START Supplied data

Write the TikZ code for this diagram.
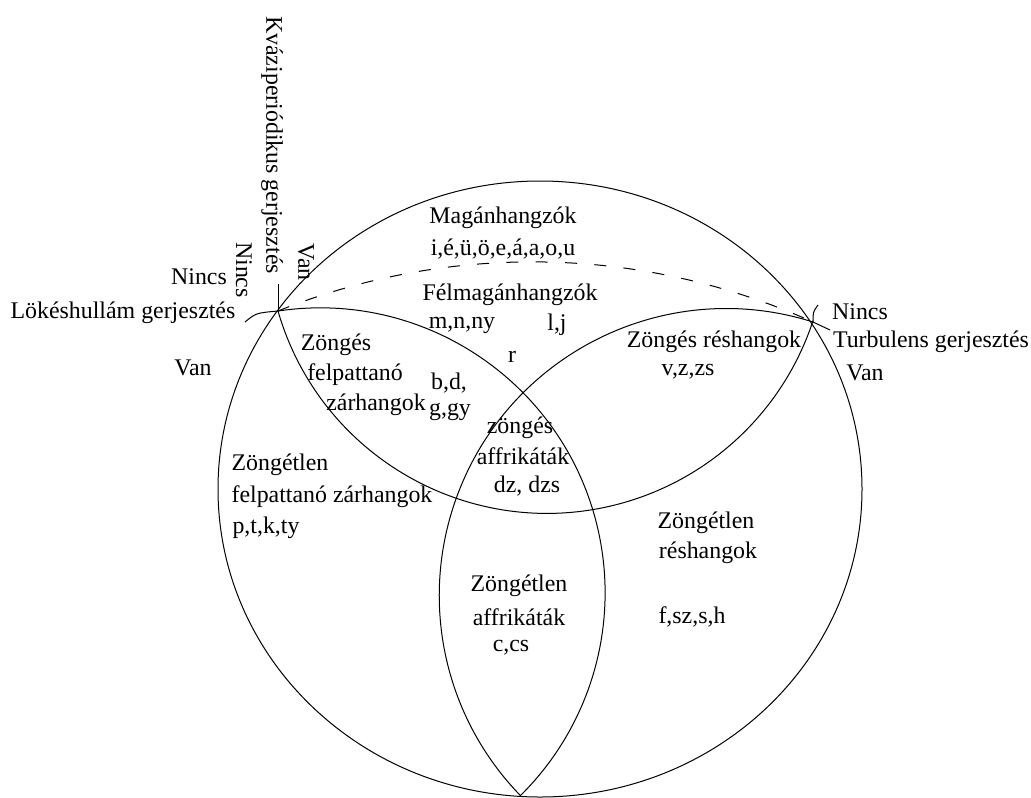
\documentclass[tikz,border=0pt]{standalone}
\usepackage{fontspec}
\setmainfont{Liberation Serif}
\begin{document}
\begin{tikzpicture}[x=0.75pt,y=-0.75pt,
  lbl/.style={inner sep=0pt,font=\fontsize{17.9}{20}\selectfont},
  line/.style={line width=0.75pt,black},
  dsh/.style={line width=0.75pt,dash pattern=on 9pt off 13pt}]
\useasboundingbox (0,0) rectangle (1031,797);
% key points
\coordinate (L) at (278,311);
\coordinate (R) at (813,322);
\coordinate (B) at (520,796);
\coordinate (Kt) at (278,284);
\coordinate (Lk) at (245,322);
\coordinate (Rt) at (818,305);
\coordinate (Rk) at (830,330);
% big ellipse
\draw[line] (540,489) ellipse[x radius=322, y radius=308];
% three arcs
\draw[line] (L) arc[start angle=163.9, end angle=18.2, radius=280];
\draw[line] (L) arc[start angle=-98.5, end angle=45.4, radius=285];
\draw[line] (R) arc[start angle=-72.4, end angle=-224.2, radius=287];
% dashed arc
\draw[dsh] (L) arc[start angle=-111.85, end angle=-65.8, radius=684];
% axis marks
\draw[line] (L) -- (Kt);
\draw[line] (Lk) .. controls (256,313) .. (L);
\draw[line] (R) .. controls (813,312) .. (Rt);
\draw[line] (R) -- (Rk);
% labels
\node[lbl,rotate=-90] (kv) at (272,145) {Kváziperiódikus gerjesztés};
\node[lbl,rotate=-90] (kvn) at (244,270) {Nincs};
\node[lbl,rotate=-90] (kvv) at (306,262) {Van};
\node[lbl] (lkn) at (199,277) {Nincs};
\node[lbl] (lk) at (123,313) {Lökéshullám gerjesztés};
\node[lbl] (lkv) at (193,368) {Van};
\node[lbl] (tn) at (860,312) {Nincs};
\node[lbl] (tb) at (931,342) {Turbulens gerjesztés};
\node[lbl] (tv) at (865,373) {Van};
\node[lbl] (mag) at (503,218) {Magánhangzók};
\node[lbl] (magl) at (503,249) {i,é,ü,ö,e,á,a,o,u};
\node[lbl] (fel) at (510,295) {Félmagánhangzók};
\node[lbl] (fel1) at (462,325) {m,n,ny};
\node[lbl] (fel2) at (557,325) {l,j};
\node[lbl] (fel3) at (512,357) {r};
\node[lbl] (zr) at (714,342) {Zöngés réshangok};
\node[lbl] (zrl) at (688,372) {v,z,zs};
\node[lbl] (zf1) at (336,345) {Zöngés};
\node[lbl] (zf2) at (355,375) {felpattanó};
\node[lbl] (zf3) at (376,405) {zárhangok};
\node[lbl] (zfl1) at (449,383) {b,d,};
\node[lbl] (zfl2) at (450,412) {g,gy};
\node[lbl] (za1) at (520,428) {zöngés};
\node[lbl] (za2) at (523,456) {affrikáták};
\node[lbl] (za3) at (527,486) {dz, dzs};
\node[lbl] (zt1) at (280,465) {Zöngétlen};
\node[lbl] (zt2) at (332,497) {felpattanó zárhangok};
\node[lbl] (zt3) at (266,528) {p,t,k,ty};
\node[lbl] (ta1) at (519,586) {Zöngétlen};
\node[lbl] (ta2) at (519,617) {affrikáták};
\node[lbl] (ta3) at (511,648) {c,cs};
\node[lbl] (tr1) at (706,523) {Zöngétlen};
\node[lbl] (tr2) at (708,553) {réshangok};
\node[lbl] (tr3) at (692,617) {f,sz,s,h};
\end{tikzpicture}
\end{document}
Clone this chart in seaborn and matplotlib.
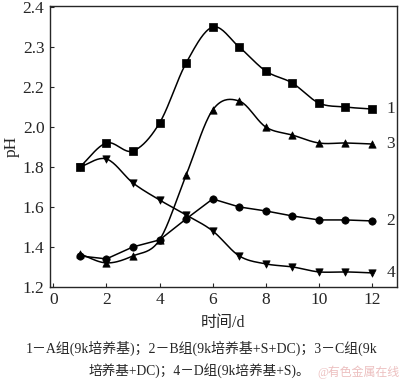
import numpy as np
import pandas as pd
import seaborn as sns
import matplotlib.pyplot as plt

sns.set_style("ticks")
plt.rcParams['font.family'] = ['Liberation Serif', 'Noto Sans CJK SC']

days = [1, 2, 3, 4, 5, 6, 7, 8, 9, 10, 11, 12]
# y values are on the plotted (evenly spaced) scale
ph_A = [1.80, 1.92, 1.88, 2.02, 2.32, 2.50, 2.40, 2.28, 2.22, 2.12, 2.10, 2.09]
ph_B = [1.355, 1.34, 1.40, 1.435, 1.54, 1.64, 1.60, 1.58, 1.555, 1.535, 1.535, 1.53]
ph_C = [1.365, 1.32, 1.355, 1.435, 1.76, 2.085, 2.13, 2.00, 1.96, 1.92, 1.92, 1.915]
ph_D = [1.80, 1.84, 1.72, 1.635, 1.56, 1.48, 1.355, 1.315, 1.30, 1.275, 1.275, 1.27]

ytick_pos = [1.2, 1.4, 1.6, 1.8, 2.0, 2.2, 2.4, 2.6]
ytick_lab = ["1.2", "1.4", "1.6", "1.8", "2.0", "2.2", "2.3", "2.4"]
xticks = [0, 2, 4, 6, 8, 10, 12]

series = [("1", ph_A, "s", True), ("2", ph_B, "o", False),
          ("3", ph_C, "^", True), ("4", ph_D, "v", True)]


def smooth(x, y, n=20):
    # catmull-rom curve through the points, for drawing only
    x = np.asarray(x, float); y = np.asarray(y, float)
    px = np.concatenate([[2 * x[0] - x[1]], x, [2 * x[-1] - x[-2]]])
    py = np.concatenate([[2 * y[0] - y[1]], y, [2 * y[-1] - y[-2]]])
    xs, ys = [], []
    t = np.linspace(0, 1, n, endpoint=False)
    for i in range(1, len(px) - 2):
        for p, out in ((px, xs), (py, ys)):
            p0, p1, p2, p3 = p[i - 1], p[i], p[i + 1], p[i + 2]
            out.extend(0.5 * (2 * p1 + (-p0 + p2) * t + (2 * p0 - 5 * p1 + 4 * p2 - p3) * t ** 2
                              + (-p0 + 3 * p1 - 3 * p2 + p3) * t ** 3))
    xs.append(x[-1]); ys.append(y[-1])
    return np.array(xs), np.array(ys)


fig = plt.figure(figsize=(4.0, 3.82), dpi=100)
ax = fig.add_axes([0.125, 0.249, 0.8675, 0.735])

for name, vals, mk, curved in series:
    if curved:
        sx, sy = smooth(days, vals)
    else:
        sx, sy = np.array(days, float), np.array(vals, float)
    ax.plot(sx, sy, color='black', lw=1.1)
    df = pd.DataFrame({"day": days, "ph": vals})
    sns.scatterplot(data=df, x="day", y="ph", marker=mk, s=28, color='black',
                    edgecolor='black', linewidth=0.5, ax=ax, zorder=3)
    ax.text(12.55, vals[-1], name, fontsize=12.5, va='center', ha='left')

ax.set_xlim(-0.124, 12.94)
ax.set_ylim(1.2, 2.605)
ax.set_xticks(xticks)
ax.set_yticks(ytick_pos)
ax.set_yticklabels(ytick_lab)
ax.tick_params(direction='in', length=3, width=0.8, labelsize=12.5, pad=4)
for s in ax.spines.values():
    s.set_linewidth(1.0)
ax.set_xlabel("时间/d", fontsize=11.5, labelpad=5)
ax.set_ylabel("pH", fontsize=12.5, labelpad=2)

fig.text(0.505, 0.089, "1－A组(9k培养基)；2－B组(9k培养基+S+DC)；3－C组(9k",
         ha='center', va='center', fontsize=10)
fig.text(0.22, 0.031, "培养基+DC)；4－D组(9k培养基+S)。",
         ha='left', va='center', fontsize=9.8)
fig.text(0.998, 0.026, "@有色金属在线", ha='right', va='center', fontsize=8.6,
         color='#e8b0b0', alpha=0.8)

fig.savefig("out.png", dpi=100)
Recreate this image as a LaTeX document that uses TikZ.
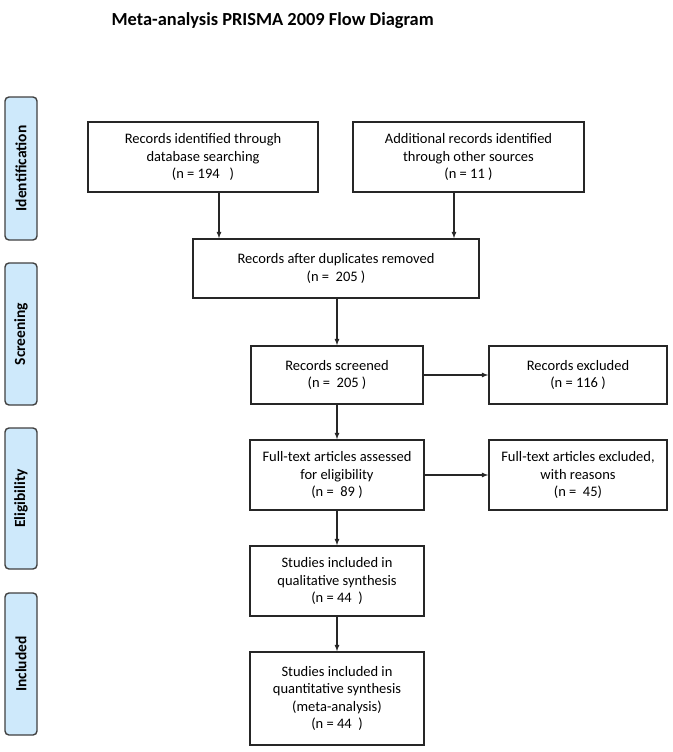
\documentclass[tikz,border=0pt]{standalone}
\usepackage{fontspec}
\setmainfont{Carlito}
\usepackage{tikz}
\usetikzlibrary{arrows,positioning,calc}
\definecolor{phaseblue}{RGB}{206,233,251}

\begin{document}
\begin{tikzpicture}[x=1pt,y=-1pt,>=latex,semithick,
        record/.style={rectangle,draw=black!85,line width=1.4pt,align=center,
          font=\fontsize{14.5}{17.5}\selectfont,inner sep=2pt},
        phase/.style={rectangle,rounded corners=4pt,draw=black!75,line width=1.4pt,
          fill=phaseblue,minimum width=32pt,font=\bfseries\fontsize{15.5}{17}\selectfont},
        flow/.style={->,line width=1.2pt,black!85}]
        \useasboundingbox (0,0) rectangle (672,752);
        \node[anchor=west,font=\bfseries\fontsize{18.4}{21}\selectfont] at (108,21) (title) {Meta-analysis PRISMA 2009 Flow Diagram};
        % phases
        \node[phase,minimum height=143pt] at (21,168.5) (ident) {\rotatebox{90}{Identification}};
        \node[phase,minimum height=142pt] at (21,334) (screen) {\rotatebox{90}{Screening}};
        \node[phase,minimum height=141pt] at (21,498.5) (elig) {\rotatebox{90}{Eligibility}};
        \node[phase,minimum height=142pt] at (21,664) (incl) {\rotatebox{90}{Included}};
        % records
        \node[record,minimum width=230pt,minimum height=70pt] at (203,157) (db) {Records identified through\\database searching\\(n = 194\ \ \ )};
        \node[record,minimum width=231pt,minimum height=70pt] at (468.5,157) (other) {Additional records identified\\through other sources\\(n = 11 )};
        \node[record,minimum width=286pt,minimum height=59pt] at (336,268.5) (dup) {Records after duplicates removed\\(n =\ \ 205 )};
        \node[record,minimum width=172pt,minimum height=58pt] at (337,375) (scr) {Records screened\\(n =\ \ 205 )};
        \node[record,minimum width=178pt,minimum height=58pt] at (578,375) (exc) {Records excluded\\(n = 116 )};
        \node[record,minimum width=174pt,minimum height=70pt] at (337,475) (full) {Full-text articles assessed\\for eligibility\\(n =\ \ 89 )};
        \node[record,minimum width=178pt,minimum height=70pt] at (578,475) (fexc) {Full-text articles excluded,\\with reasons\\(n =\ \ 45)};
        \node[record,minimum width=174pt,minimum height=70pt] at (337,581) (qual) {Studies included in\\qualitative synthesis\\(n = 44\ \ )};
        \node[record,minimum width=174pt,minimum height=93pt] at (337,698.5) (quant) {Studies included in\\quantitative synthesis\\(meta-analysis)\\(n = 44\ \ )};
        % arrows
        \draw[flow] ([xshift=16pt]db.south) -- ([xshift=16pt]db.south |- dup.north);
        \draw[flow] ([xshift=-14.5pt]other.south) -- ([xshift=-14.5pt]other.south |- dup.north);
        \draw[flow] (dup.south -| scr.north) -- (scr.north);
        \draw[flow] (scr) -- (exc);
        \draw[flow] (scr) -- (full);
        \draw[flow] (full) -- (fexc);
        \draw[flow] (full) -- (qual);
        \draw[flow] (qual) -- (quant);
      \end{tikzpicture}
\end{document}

END Supplied data

*Direction:* Gather all lines with the string "this" from the data.

*Complete response:*
Write the TikZ code for this diagram.
Clone this chart in seaborn and matplotlib.
Recreate this image as a LaTeX document that uses TikZ.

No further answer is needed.